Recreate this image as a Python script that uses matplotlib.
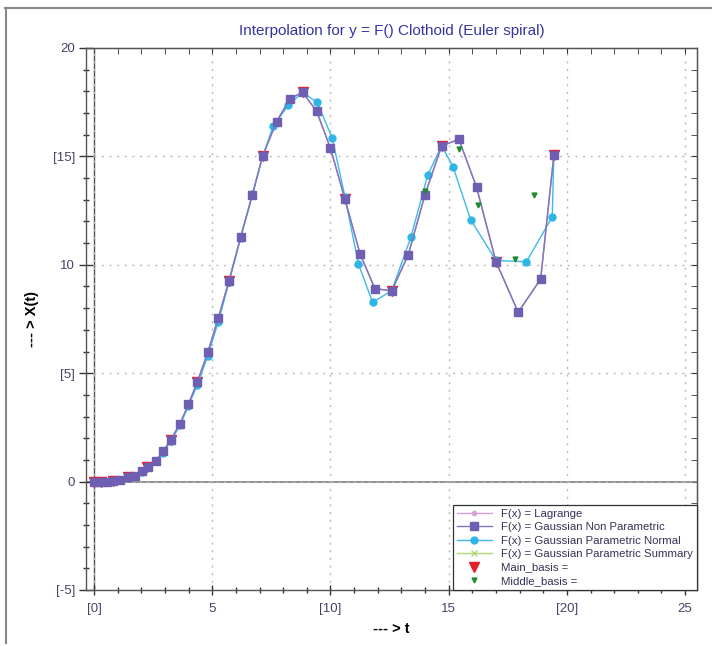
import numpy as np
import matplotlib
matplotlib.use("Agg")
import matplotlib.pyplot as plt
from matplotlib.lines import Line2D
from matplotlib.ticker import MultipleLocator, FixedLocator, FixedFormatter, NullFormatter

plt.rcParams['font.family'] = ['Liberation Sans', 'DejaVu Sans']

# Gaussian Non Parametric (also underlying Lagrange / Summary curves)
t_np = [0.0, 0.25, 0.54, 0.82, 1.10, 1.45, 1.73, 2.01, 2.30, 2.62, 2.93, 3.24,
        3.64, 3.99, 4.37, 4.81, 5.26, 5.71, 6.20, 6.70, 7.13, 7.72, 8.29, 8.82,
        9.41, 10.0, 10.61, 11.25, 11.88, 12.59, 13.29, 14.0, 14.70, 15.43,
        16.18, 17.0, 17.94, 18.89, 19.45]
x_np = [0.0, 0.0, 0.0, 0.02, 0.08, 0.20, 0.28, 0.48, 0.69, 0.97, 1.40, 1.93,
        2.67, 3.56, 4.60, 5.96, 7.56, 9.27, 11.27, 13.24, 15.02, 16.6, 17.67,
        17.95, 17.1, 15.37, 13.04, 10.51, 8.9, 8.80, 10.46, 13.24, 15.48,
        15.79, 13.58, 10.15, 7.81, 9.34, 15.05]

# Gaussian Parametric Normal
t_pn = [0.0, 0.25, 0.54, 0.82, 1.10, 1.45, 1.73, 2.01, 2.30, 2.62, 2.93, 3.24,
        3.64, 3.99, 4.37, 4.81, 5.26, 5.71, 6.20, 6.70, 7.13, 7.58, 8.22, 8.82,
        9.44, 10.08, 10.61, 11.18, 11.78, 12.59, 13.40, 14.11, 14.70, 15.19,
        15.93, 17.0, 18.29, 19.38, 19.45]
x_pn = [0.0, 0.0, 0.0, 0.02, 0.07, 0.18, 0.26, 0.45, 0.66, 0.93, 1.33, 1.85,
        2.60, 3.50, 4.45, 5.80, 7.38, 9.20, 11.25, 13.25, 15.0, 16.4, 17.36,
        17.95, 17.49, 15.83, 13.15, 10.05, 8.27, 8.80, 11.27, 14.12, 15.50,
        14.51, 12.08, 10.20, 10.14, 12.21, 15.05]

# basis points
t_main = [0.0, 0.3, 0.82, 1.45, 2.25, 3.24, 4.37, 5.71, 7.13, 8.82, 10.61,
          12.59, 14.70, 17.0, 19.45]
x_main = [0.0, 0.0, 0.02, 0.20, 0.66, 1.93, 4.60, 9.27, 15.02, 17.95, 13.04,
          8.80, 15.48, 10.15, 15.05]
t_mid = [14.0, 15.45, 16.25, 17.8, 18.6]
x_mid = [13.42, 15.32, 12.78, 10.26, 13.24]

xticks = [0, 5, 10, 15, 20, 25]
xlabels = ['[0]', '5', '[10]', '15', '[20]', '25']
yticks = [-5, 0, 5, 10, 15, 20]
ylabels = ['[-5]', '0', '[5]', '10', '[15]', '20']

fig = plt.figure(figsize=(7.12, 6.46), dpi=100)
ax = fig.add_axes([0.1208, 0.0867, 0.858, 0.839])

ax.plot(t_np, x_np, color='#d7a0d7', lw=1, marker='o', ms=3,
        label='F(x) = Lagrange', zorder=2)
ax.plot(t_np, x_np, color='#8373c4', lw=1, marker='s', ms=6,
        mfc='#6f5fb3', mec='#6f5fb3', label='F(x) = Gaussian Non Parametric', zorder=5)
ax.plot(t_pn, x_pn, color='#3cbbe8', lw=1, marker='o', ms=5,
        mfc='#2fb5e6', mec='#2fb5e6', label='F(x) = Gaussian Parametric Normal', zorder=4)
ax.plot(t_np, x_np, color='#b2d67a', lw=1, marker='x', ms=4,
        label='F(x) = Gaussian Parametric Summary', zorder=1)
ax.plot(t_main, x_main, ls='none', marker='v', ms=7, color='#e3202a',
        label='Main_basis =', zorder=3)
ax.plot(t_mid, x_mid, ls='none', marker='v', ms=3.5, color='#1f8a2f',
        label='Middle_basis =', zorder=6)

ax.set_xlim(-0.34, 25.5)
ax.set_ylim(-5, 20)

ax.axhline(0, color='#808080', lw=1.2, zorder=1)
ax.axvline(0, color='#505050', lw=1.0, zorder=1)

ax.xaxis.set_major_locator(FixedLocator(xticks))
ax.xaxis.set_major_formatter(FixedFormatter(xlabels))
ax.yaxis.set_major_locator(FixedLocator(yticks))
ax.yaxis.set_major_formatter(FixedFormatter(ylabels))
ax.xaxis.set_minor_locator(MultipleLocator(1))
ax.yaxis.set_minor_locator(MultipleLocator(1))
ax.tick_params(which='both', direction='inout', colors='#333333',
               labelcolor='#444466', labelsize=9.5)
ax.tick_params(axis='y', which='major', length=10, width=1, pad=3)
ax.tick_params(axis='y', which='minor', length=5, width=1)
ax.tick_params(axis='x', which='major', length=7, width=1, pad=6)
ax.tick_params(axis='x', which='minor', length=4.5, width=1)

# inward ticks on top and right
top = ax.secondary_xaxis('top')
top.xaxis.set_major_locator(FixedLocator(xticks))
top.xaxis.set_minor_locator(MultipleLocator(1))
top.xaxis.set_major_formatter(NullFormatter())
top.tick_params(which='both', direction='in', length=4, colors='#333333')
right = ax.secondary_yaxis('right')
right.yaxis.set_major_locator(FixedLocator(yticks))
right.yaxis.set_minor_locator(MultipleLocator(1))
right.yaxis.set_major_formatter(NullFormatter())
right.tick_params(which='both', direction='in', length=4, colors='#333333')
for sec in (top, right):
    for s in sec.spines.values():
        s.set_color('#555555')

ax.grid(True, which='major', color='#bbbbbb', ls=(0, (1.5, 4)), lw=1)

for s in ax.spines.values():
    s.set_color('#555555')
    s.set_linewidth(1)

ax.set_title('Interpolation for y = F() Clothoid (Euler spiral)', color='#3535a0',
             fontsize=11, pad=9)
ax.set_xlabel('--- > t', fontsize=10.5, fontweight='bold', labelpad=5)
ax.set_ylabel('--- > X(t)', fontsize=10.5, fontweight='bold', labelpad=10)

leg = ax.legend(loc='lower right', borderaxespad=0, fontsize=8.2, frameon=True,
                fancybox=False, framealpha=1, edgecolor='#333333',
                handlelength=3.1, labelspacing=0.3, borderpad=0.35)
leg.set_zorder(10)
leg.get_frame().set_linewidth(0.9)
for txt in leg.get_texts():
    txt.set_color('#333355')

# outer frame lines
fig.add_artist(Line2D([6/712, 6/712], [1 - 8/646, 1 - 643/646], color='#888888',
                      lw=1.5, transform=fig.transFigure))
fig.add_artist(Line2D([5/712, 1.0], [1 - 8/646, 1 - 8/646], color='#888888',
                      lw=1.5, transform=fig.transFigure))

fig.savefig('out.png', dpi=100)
============================================================
_What needs to be done_
Go through the material and copy out every line with "matplotlib" in it.

_Task result_
Recreate this image as a Python script that uses matplotlib.
import matplotlib
matplotlib.use("Agg")
import matplotlib.pyplot as plt
from matplotlib.lines import Line2D
from matplotlib.ticker import MultipleLocator, FixedLocator, FixedFormatter, NullFormatter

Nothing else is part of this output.